For Immediate Release: October 22, 2015
Providence, R.I. – Providence College has received a $10,000 grant from the Avon Foundation for Women through its Speak Out Against Domestic Violence initiative. The grant will help fund Step UP! at PC, an evidence-based, bystander intervention program developed by the University of Arizona in partnership with the National Collegiate Athletic Association.
This is the second consecutive year PC has received funding from the Avon Foundation for Women for this program initiative. The grant is one of 25 Avon campus grants totaling $250,000 awarded to colleges nationwide to fund programs focused on preventive education on dating abuse and violence, sexual assault, stalking and the promotion of healthy relationships, as well as to offer local resources and provide referrals for community-based domestic violence experts. The grant also supports educator training, materials and support sessions about healthy relationships.
“Since arriving at PC almost four years ago, I have heard and iterated the phrase, ‘Friar Family,’ many times,” said Kristine Goodwin, Vice President for Student Affairs at PC. “I believe StepUP! helps us even more fully realize this characterization of our community as it empowers students to look out for each other by raising their awareness, increasing their motivation to intervene and help, and developing their skills and confidence for responding.”
In the first year of Step Up! at PC, 85% of our students participated in the introductory training. Now in its second year, the College continues to move forward with a successful initiative that fully integrates the program into the administrative structure and the student culture of the campus.
Surveys throughout the last academic year helped the College assess first-year students’ changes in knowledge, attitudes, and intentions regarding active bystander behavior.

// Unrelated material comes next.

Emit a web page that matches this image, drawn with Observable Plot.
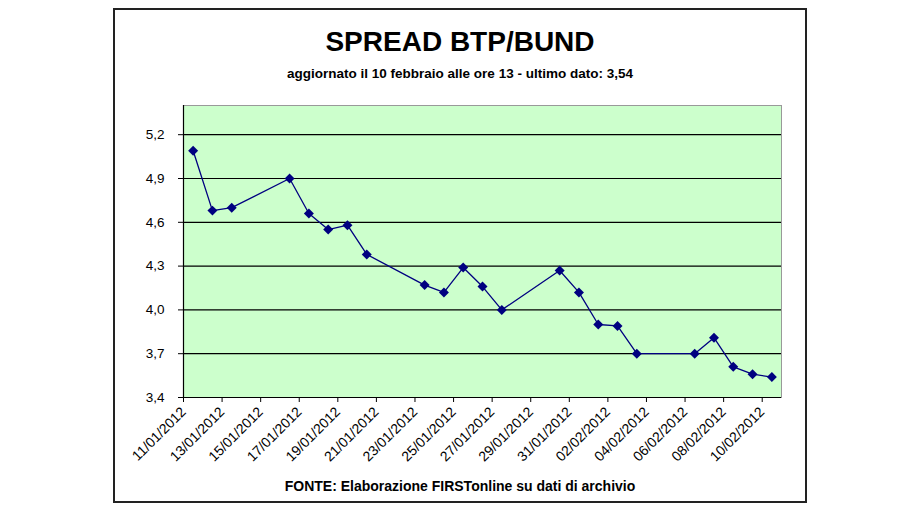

With a senior administrator to sustain bystander training at the College on a continuing basis, and a core of student, staff, and faculty trainers, we expect to train at least 2,500 undergraduate students in a revised and updated version of our bystander intervention program.
Last fall, freshmen, student-athletes and student leaders underwent bystander training to give them the tools to intervene in, and possibly prevent, serious problems such as alcohol and drug intoxication, and discrimination or bias issues.
The program offers students three options for intervention: direct, delegate, or distract. Direct methods of confrontation might not be the right option for everyone. But a student could delegate by alerting police, a bartender, or other person with authority who could step in.
In April 2014, the White House issued NOT ALONE: The First Report of the White House Task Force to Protect Students from Sexual Assault, highlighting steps school administrators can and must take to honor their obligation to protect all students from sexual assault and violence. Recognizing that school administrators bear the burden of responsibility to provide safe communities for all students, the Avon Foundation partnered with Futures Without Violence to develop Guidelines for Preventing and Responding to Gender-Based Violence in Higher Education. These guidelines highlight best practices for creating and promoting a campus norm of interpersonal respect and non-violent relationships, and can be downloaded for free.
Using this grant, the Avon Foundation has funded campus dating abuse programs to educate significant numbers of student groups and faculty to create awareness, to recognize the warning signs of abuse and to encourage students to safely intervene to help prevent violence.
The Avon Foundation for Women, the world’s largest corporate-affiliated philanthropy focused on issues that matter most to women, was founded in 1955 to improve the lives of women. Visit www.avonfoundation.org for more information.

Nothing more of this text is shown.